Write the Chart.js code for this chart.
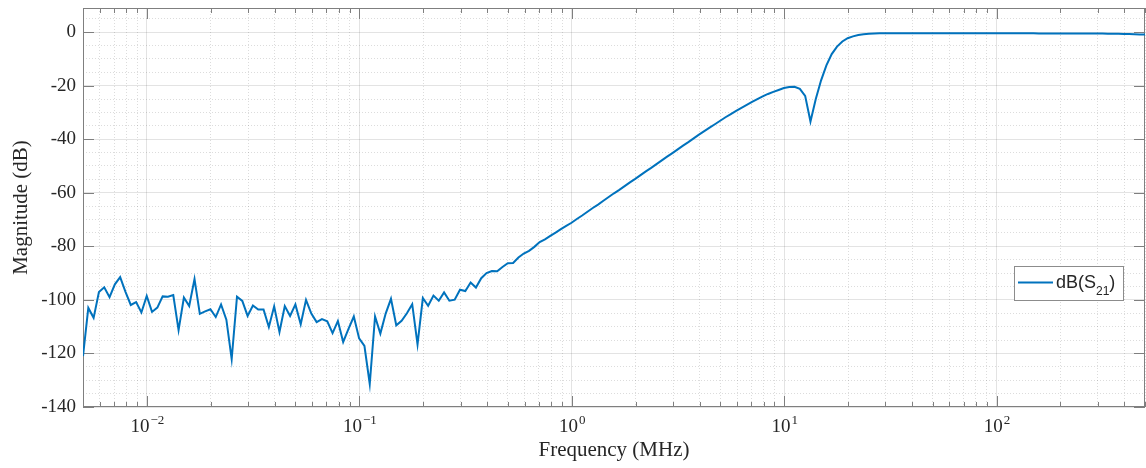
<!DOCTYPE html>
<html>
<head>
<meta charset="utf-8">
<script src="https://cdn.jsdelivr.net/npm/chart.js@4.4.1/dist/chart.umd.min.js"></script>
<style>
  html, body { margin: 0; padding: 0; background: #fff; }
  #wrap { position: relative; width: 1146px; height: 468px; }
</style>
</head>
<body>
<div id="wrap"><canvas id="s21Chart"></canvas></div>
<script>
// sweep: 0.005 MHz .. 500 MHz, 40 points per decade (201 points)
const fStartMHz = 0.005;
const pointsPerDecade = 40;

// |S21| in dB
const magDb = [
  -121, -103, -106.7, -97.1, -95.3, -99, -94.2, -91.5, -97, -101.9,
  -100.8, -104.7, -98.5, -104.5, -102.9, -98.7, -98.8, -98.2, -111.3, -99.1,
  -102.3, -92.2, -105.2, -104.3, -103.5, -106.4, -101.7, -107.4, -122.1, -98.8,
  -100.4, -106, -102.1, -103.6, -103.6, -110.1, -102.4, -112, -102.3, -106,
  -101.7, -109.1, -100, -105.1, -108.3, -107.2, -108, -112.4, -107.9, -115.7,
  -110.8, -106.2, -114.4, -117.2, -131.4, -106.2, -112.6, -105.1, -99.6, -109.5,
  -107.8, -105, -101.6, -116.6, -99.3, -102.2, -98.4, -100.3, -97.2, -100.3,
  -99.9, -96.2, -96.7, -93.5, -95.4, -91.9, -90, -89.2, -89.3, -87.7,
  -86.3, -86.2, -84.2, -82.7, -81.7, -80.2, -78.4, -77.4, -76.1, -74.9,
  -73.6, -72.4, -71.2, -69.8, -68.5, -67.1, -65.7, -64.4, -63.0, -61.6,
  -60.2, -58.9, -57.5, -56.1, -54.8, -53.4, -52.0, -50.7, -49.3, -47.9,
  -46.5, -45.2, -43.8, -42.4, -41.1, -39.7, -38.3, -37.0, -35.7, -34.4,
  -33.1, -31.8, -30.6, -29.4, -28.3, -27.2, -26.1, -25.0, -24.0, -23.1,
  -22.3, -21.6, -20.9, -20.5, -20.4, -21.2, -23.8, -33.4, -25.0, -18.0,
  -12.4, -8.2, -5.4, -3.5, -2.3, -1.6, -1.1, -0.8, -0.6, -0.5,
  -0.4, -0.4, -0.4, -0.4, -0.4, -0.4, -0.4, -0.4, -0.4, -0.4,
  -0.4, -0.4, -0.4, -0.4, -0.4, -0.4, -0.4, -0.4, -0.4, -0.4,
  -0.4, -0.4, -0.4, -0.4, -0.4, -0.4, -0.4, -0.4, -0.4, -0.4,
  -0.5, -0.5, -0.5, -0.5, -0.5, -0.5, -0.5, -0.5, -0.5, -0.5,
  -0.5, -0.5, -0.55, -0.6, -0.6, -0.65, -0.7, -0.75, -0.8, -0.85,
  -0.9
];

const yTickLabels = [-140, -120, -100, -80, -60, -40, -20, 0];
const xDecades = [0.01, 0.1, 1, 10, 100];

const lineColor = '#0072BD';
const axisColor = '#7f7f7f';
const textColor = '#262626';
const majorGrid = 'rgba(38,38,38,0.13)';
const minorGrid = 'rgba(38,38,38,0.16)';
const serif = "'Liberation Serif', 'Times New Roman', serif";
const sans = "'Liberation Sans', Arial, sans-serif";

const freqMHz = magDb.map((_, i) => fStartMHz * Math.pow(10, i / pointsPerDecade));
const points = freqMHz.map((f, i) => ({ x: f, y: magDb[i] }));

const isDecade = v => Math.abs(Math.log10(v) - Math.round(Math.log10(v))) < 1e-6;

// grid positions: 1..9 x 10^n on x, every 5 dB on y
const xGridValues = [];
for (let e = -3; e <= 2; e++) {
  for (let k = 1; k <= 9; k++) {
    const v = parseFloat((k * Math.pow(10, e)).toPrecision(6));
    if (v >= 0.005 - 1e-12 && v <= 500 + 1e-9) xGridValues.push(v);
  }
}
const yGridValues = [];
for (let v = -140; v <= 5; v += 5) yGridValues.push(v);

// MATLAB-like box, inward ticks, 10^n labels and legend
const matlabAxes = {
  id: 'matlabAxes',
  beforeDatasetsDraw(chart) {
    const { ctx, chartArea: a, scales: { x, y } } = chart;
    ctx.save();
    ctx.strokeStyle = axisColor;
    ctx.lineWidth = 1;
    ctx.beginPath();
    xGridValues.forEach(v => {
      const px = Math.round(x.getPixelForValue(v)) + 0.5;
      const len = isDecade(v) ? 11 : 5;
      ctx.moveTo(px, a.bottom); ctx.lineTo(px, a.bottom - len);
      ctx.moveTo(px, a.top); ctx.lineTo(px, a.top + len);
    });
    yTickLabels.forEach(v => {
      const py = Math.round(y.getPixelForValue(v)) + 0.5;
      ctx.moveTo(a.left, py); ctx.lineTo(a.left + 11, py);
      ctx.moveTo(a.right, py); ctx.lineTo(a.right - 11, py);
    });
    ctx.stroke();
    ctx.strokeRect(a.left + 0.5, a.top + 0.5, a.right - a.left - 1, a.bottom - a.top - 1);
    ctx.restore();
  },
  afterDraw(chart) {
    const { ctx, scales: { x } } = chart;
    ctx.save();
    ctx.fillStyle = textColor;
    ctx.textBaseline = 'alphabetic';
    ctx.textAlign = 'left';
    xDecades.forEach(v => {
      const e = Math.round(Math.log10(v));
      const base = '10';
      const exp = e < 0 ? '\u2212' + Math.abs(e) : String(e);
      ctx.font = '19px ' + serif;
      const wb = ctx.measureText(base).width;
      ctx.font = '13px ' + serif;
      const we = ctx.measureText(exp).width;
      const px = x.getPixelForValue(v);
      const left = px - (wb + we) / 2;
      ctx.font = '19px ' + serif;
      ctx.fillText(base, left, 431.5);
      ctx.font = '13px ' + serif;
      ctx.fillText(exp, left + wb + 1, 424);
    });

    // legend
    const bx = 1014, by = 266, bw = 109, bh = 34;
    ctx.fillStyle = '#ffffff';
    ctx.fillRect(bx, by, bw, bh);
    ctx.strokeStyle = '#8c8c8c';
    ctx.lineWidth = 1;
    ctx.strokeRect(bx + 0.5, by + 0.5, bw, bh);
    ctx.strokeStyle = lineColor;
    ctx.lineWidth = 2;
    ctx.beginPath();
    ctx.moveTo(bx + 4, by + 16.5);
    ctx.lineTo(bx + 39, by + 16.5);
    ctx.stroke();
    ctx.fillStyle = textColor;
    ctx.font = '18px ' + sans;
    let tx = bx + 42;
    ctx.fillText('dB(S', tx, by + 21.5);
    tx += ctx.measureText('dB(S').width;
    ctx.font = '12px ' + sans;
    ctx.fillText('21', tx, by + 29);
    tx += ctx.measureText('21').width;
    ctx.font = '18px ' + sans;
    ctx.fillText(')', tx, by + 21.5);
    ctx.restore();
  }
};

new Chart(document.getElementById('s21Chart'), {
  type: 'line',
  data: {
    datasets: [{
      label: 'dB(S21)',
      data: points,
      borderColor: lineColor,
      backgroundColor: lineColor,
      borderWidth: 2,
      pointRadius: 0,
      tension: 0,
      fill: false
    }]
  },
  options: {
    responsive: true,
    maintainAspectRatio: false,
    animation: false,
    layout: { padding: { top: 8, right: 1, left: 0, bottom: 0 } },
    plugins: {
      legend: { display: false },
      tooltip: { enabled: false }
    },
    scales: {
      x: {
        type: 'logarithmic',
        min: 0.005,
        max: 500,
        afterBuildTicks: s => { s.ticks = xGridValues.map(v => ({ value: v })); },
        afterFit: s => { s.height = 61; s.paddingLeft = 0; s.paddingRight = 0; },
        ticks: { display: false, autoSkip: false },
        grid: {
          drawTicks: false,
          lineWidth: 1,
          color: c => (c.tick && isDecade(c.tick.value)) ? majorGrid : minorGrid
        },
        border: {
          display: false,
          dash: c => (c.tick && !isDecade(c.tick.value)) ? [1, 2] : []
        },
        title: {
          display: true,
          text: 'Frequency (MHz)',
          color: textColor,
          font: { family: serif, size: 21 },
          padding: { top: 0, bottom: 5 }
        }
      },
      y: {
        min: -140,
        max: 9,
        afterBuildTicks: s => { s.ticks = yGridValues.map(v => ({ value: v })); },
        afterFit: s => { s.width = 83; s.paddingTop = 0; s.paddingBottom = 0; },
        ticks: {
          autoSkip: false,
          padding: 7,
          color: textColor,
          font: { family: serif, size: 19 },
          callback: v => yTickLabels.includes(v) ? String(v) : ''
        },
        grid: {
          drawTicks: false,
          lineWidth: 1,
          color: c => (c.tick && c.tick.value % 20 === 0) ? majorGrid : minorGrid
        },
        border: {
          display: false,
          dash: c => (c.tick && c.tick.value % 20 !== 0) ? [1, 2] : []
        },
        title: {
          display: true,
          text: 'Magnitude (dB)',
          color: textColor,
          font: { family: serif, size: 21 },
          padding: { top: 9, bottom: 0 }
        }
      }
    }
  },
  plugins: [matlabAxes]
});
</script>
</body>
</html>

▶ Written task:
From the top of the listing above, repeat each line exactly until you reach the line containing "const pointsPerDecade = 40;", and repeat that one too. Leave the pictures out.

▶ Response for this exercise:
Write the Chart.js code for this chart.
<!DOCTYPE html>
<html>
<head>
<meta charset="utf-8">
<script src="https://cdn.jsdelivr.net/npm/chart.js@4.4.1/dist/chart.umd.min.js"></script>
<style>
  html, body { margin: 0; padding: 0; background: #fff; }
  #wrap { position: relative; width: 1146px; height: 468px; }
</style>
</head>
<body>
<div id="wrap"><canvas id="s21Chart"></canvas></div>
<script>
// sweep: 0.005 MHz .. 500 MHz, 40 points per decade (201 points)
const fStartMHz = 0.005;
const pointsPerDecade = 40;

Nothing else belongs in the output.